- Data shown:
▬▬▬▬▬▬

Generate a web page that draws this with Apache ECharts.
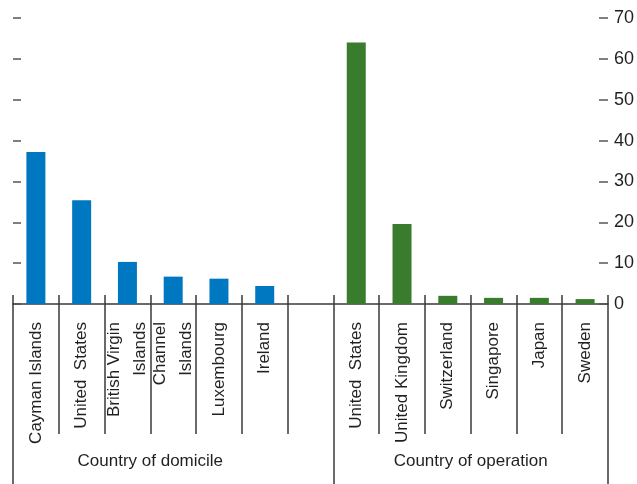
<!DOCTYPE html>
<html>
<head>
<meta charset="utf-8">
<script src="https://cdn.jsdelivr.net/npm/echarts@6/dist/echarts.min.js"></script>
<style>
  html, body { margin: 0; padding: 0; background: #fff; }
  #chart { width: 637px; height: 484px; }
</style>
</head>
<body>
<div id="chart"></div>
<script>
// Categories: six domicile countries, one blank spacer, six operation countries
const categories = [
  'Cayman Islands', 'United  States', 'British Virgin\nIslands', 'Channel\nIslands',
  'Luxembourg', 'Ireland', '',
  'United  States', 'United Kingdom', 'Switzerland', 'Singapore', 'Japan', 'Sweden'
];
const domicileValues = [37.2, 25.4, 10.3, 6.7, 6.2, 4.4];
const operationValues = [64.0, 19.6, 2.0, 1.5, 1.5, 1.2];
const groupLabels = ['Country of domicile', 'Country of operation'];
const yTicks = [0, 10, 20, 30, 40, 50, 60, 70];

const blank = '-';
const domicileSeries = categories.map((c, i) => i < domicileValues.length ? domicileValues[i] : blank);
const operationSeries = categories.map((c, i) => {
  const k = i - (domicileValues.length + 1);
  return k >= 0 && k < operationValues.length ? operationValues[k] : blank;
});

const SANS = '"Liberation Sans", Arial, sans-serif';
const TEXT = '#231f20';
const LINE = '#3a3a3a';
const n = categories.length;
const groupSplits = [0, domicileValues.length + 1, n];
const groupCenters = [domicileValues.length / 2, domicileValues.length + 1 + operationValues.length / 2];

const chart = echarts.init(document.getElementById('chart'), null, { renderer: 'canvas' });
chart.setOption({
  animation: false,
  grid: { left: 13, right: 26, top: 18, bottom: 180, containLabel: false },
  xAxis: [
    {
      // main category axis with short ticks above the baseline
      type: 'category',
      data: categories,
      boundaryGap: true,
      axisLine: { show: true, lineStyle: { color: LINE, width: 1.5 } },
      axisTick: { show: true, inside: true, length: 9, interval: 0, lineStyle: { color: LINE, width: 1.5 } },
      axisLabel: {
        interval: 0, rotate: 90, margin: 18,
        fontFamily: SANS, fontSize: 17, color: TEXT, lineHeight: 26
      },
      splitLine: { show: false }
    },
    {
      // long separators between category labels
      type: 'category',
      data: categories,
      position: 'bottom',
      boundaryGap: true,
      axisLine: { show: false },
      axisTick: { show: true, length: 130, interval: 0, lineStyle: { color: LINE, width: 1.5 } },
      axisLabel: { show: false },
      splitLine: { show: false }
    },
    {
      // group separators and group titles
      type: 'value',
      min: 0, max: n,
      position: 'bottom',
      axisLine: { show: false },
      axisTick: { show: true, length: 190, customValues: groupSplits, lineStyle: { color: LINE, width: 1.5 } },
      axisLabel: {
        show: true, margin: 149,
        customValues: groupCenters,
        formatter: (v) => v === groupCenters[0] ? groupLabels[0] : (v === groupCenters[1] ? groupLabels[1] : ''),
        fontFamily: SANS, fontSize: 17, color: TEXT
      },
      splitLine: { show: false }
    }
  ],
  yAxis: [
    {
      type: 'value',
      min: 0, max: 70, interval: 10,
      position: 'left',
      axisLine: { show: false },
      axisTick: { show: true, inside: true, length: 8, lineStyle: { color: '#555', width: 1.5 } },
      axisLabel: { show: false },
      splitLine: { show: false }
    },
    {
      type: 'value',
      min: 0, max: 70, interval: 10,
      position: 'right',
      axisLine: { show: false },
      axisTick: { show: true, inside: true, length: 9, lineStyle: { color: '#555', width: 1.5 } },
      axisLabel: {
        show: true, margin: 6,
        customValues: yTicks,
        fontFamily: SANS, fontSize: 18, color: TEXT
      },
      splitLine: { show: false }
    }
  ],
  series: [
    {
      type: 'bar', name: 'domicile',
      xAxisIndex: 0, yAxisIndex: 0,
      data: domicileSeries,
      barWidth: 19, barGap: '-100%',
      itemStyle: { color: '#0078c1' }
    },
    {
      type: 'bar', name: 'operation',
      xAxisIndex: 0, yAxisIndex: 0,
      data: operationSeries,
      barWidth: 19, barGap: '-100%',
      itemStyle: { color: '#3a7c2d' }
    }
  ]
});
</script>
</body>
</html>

▬▬▬▬▬▬

Leave out any pictures, please, and quote only the lines from the top of the data through the line that contains "const yTicks = [0, 10, 20, 30, 40, 50, 60, 70];".

Generate a web page that draws this with Apache ECharts.
<!DOCTYPE html>
<html>
<head>
<meta charset="utf-8">
<script src="https://cdn.jsdelivr.net/npm/echarts@6/dist/echarts.min.js"></script>
<style>
  html, body { margin: 0; padding: 0; background: #fff; }
  #chart { width: 637px; height: 484px; }
</style>
</head>
<body>
<div id="chart"></div>
<script>
// Categories: six domicile countries, one blank spacer, six operation countries
const categories = [
  'Cayman Islands', 'United  States', 'British Virgin\nIslands', 'Channel\nIslands',
  'Luxembourg', 'Ireland', '',
  'United  States', 'United Kingdom', 'Switzerland', 'Singapore', 'Japan', 'Sweden'
];
const domicileValues = [37.2, 25.4, 10.3, 6.7, 6.2, 4.4];
const operationValues = [64.0, 19.6, 2.0, 1.5, 1.5, 1.2];
const groupLabels = ['Country of domicile', 'Country of operation'];
const yTicks = [0, 10, 20, 30, 40, 50, 60, 70];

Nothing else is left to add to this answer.